In Albany, the State Congress of Parents and Teachers Associations also came out against the new Constitution because it would repeal the Blaine Amendment.

The executive board of the New York chapter of the American Jewish Committee voted overwhelmingly to oppose adoption of the proposed charter. “The serious deficiencies in the new document,” it said, “greatly outweigh the gains. We are particularly opposed to the repeal of Article XI,3, known as the Blaine Amendment, which could open the door to massive state aid to parochial and other non-public schools, thereby weakening the public school system. We are also concerned that the gifts and loan provisions may be construed to allow public financing of non-public school construction.”

On behalf of the Civil Liberties Union, Prof. Sheldon Ackley, chairman of the organization’s New York chapter, declared the group had decided “reluctantly” to oppose the draft because the school clause “would result in intolerable pressure on the State Legislature and on local school boards to appropriate funds in aid of parochial schools.” He said the chapter had found many clauses in the new draft for which civil libertarians had fought for years, “but the question of religious freedom is so important and overriding that we feel we can’t compromise on this principle and must therefore urge the defeat” of the proposed charter as a whole.

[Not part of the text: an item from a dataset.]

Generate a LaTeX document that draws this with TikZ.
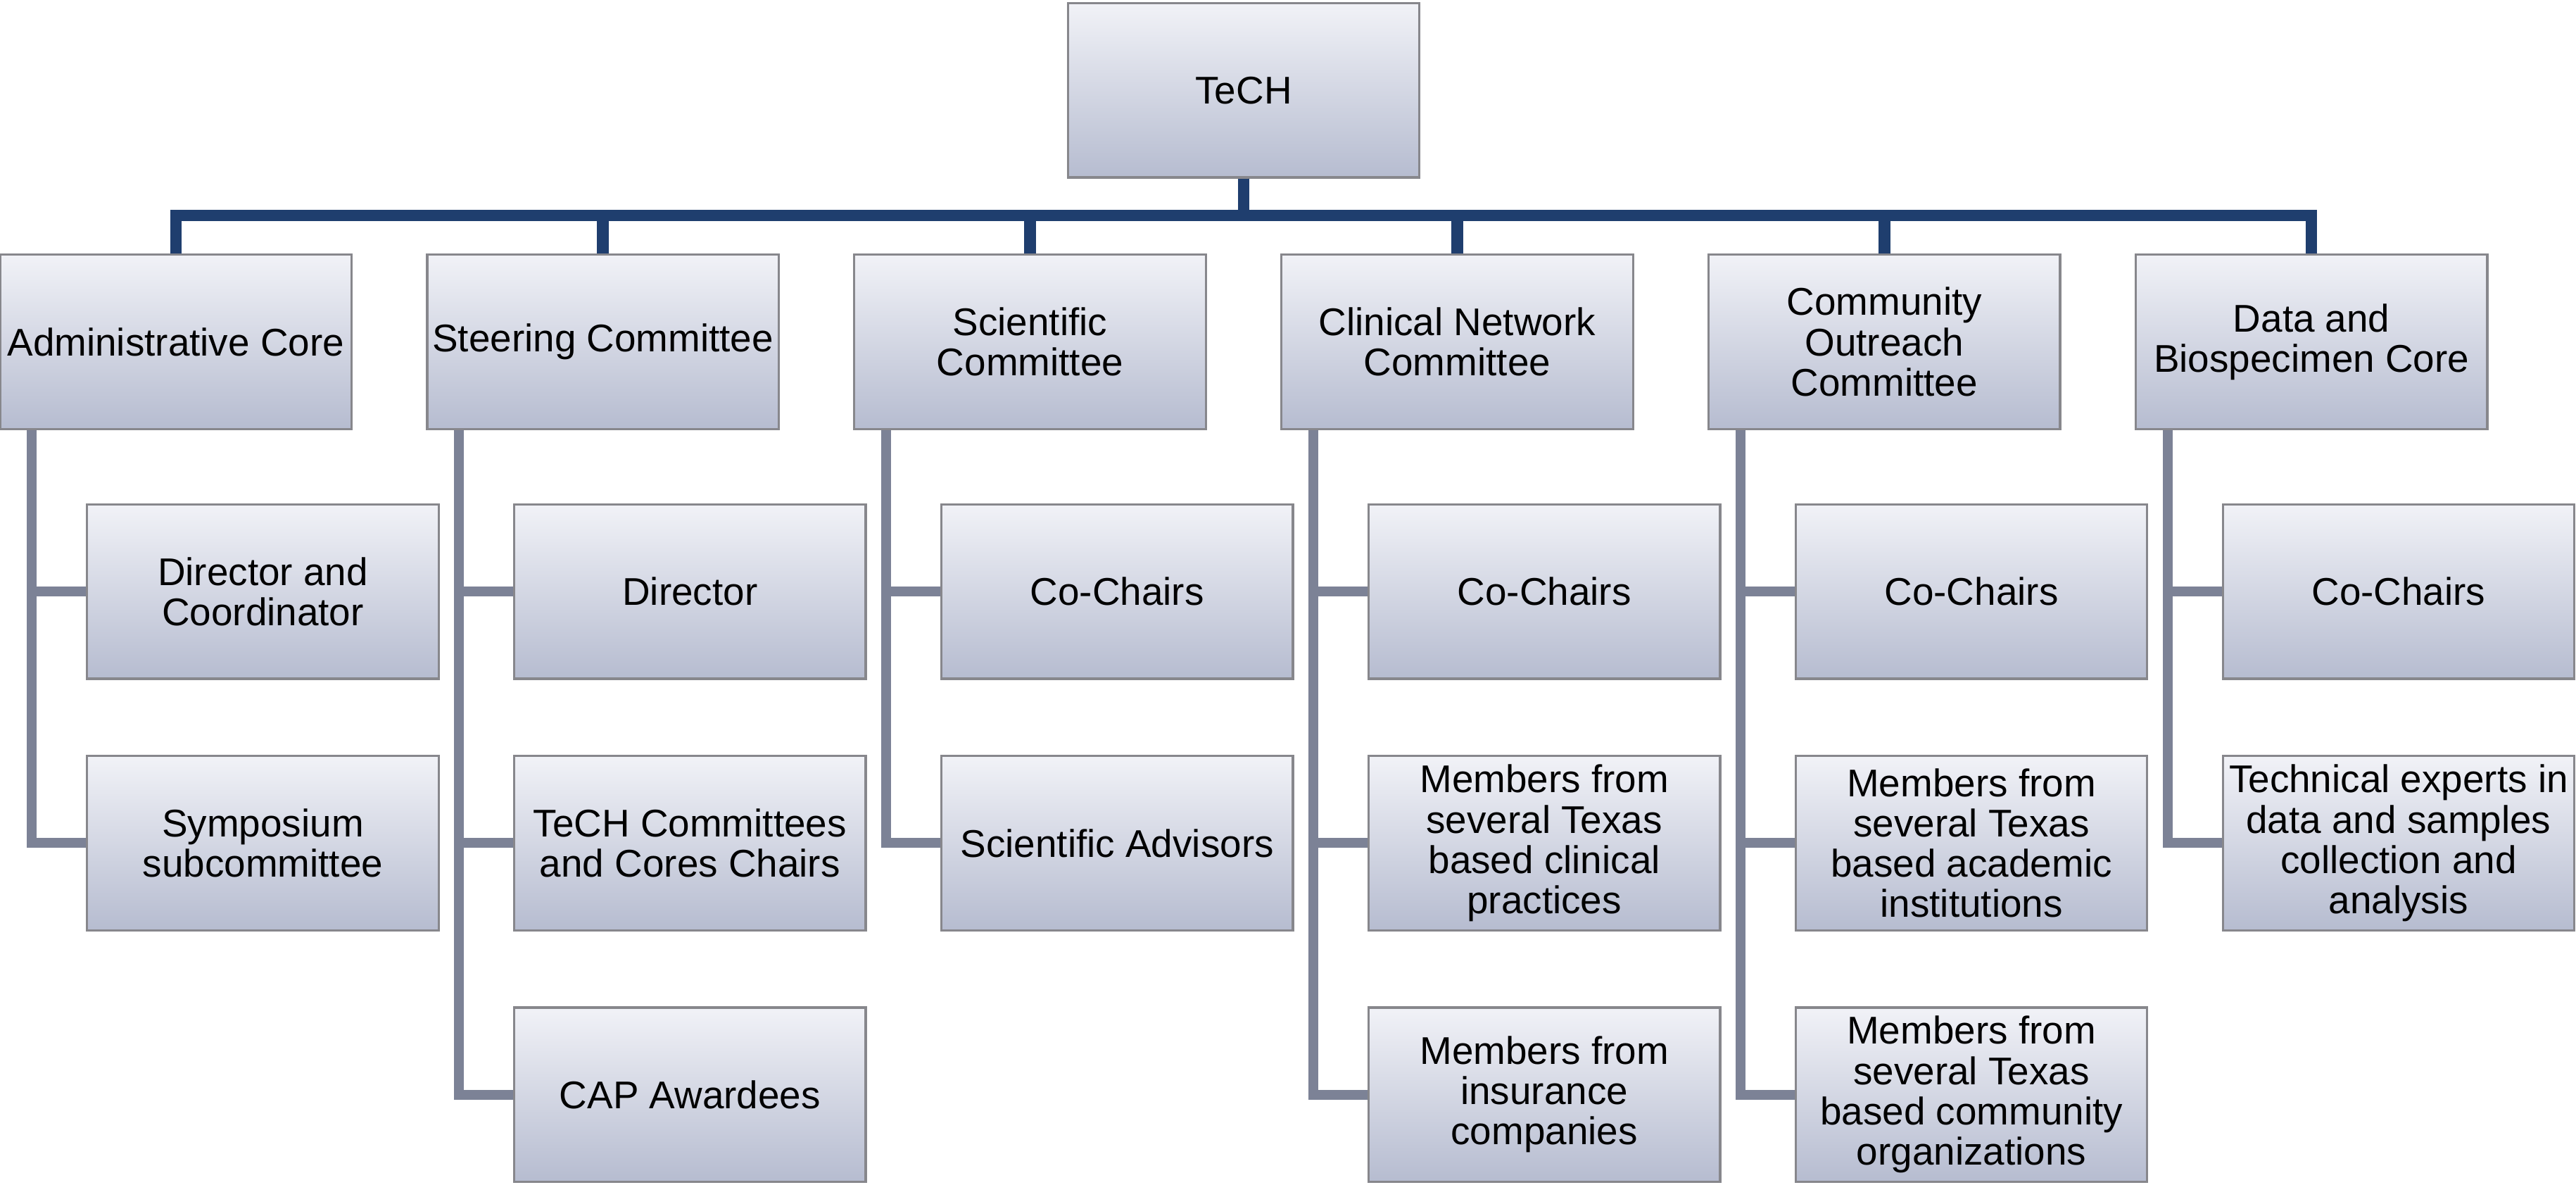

In an editorial prepared for publication next week. Commonweal, liberal Catholic weekly, criticized the role of the Catholic hierarchy on the new Constitution. It said there was a fundamental deficiency because the hierarchy was concerned with only one part of the draft. The editorial was to state:

“The voter registration drive being pushed through pulpit, the diocesan press, the parish hall lectures, the church-door handouts, the special programs being beamed over the church’s television facilities — all focus exclusively on Blaine Amendment repeal.”

It warned that “the inevitable conclusion is that Catholic interest in the Constitution is selfish and determined by the opportunities the new Constitution would open up in the way of aid to Catholic schools. It goes almost without saying that this is no reason to be for the new Constitution, any more than disagreement on the point alone is sufficient reason to be against it.”